Am I the only one to notice Louis Menand's discussion -- and inadvertent confession -- of snobbism in his recent "New Yorker" piece on intellectual provocateur Dwight Macdonald, the brilliant journalist, essayist, and editor of the finest anthology of Parodies we have? Menand opens his piece by defining the "liberal highbrow" as one who supported both the ACLU and the Metropolitan Opera. His own father was like that, Menand says. Such people were "democrats in the town square and snobs at home."
Now, in the context of the magazine and its readers, the word snobs has as negative a charge as the word democrats has a positive one, But if his father was a snob, that is a tradition the writer knowingly extends. "It doesn't matter what Webster's Third tells me: I always feel superior to a person who says, 'I am totally disinterested in that subject' (though I will also strive to treat that individual with the dignity and respect owed to any human being). I can't help it; it's the way I was brought up."
It happens that I disagree with Menand's premise and point of departure. I do not believe that snobbism is the same as "flagrant cultural elitism," and I don't trust "flagrant" in that phrase. No one has an obligation to embrace the things he or she doesn't naturally like, even if they are "popular" and therefore culturally "correct." Nevertheless, an appreciation of the Metropolitan Opera doesn't preclude a pleasure in, say, college football or murder mysteries, and the elitists who like Romantic poetry or Abstract Expressionism may also go to the movies, and not just the art house kind. In brief, a belief that correctness of grammar matters does not make someone a snob.
But I am impressed with the writer's insistence on the importance of the distinction between "uninterested" (lacking interest in a subject) and "disinterested" (impartial). I agree entirely and am dismayed only by his admission that this knowledge makes him "feel superior" to people who are not in command of English grammar, What does the possession of knowledge have to do with "superiority'? Is it "superiority" that the professor feels when surveying the students who know less than he or she does?
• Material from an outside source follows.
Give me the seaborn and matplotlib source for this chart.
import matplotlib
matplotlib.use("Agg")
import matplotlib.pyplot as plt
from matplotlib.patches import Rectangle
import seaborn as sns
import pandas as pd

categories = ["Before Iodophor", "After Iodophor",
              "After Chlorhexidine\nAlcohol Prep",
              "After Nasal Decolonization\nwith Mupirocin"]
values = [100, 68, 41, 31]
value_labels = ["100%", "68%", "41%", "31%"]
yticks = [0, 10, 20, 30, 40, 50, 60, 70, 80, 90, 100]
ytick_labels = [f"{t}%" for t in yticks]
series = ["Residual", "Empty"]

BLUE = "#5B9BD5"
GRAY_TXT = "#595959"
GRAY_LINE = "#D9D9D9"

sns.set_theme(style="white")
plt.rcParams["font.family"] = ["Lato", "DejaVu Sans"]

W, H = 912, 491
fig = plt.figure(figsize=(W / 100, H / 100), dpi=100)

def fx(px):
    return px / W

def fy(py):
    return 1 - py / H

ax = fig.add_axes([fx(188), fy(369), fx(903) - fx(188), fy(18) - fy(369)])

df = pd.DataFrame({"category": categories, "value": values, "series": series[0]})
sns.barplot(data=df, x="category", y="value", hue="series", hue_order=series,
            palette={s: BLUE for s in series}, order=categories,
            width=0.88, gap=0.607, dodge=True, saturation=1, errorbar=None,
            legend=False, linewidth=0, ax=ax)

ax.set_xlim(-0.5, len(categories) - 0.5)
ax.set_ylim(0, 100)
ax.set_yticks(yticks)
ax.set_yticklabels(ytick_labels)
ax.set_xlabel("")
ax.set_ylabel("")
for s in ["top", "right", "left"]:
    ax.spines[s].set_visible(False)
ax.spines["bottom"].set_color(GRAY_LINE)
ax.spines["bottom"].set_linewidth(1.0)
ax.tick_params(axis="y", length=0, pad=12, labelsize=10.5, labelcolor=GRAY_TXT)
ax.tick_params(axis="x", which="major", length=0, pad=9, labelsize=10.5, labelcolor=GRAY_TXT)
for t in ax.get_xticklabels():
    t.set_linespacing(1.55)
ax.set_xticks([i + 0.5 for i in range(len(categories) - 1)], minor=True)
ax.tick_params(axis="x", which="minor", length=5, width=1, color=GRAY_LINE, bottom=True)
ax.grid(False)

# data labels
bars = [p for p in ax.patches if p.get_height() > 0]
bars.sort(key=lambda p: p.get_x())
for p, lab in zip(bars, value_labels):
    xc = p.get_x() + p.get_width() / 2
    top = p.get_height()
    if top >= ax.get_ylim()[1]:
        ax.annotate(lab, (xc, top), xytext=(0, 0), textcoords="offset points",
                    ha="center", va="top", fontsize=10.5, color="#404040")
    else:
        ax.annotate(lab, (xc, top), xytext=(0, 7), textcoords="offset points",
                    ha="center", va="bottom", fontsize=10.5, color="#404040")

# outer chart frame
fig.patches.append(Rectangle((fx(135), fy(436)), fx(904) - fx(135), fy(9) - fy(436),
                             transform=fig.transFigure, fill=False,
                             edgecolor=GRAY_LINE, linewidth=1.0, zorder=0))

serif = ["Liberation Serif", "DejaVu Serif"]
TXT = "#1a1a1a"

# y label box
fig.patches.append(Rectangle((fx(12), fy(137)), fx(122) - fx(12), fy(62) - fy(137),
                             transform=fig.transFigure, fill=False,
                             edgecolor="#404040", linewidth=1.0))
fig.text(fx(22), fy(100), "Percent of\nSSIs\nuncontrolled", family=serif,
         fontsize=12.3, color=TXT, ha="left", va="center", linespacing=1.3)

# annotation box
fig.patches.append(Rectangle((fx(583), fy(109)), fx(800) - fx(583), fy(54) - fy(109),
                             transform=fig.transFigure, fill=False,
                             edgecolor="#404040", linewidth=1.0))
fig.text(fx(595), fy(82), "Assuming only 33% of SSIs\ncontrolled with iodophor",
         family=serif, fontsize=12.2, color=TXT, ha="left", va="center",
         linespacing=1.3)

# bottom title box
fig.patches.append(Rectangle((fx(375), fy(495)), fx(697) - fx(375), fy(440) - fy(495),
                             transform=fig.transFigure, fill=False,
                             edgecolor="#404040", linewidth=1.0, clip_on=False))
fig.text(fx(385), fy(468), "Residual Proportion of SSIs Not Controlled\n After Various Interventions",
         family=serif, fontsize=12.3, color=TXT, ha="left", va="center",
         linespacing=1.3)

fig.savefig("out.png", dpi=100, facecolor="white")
The parenthesis that follows -- "though I will also strive to treat that individual with the dignity and respect owed to any human being" -- would appear to be a piety convicting the author of nothing worse than a bad conscience, or is it bad faith? But . . .what do others think? I've been reading a stimulating book on Lionel Trilling and no doubt it is this reading that has prompted me to question these assumptions and terms in Menand's essay. -- DL
I am entirely interested in such matters and agree with you unequivocally...or would it be less élitist to say "for sure"?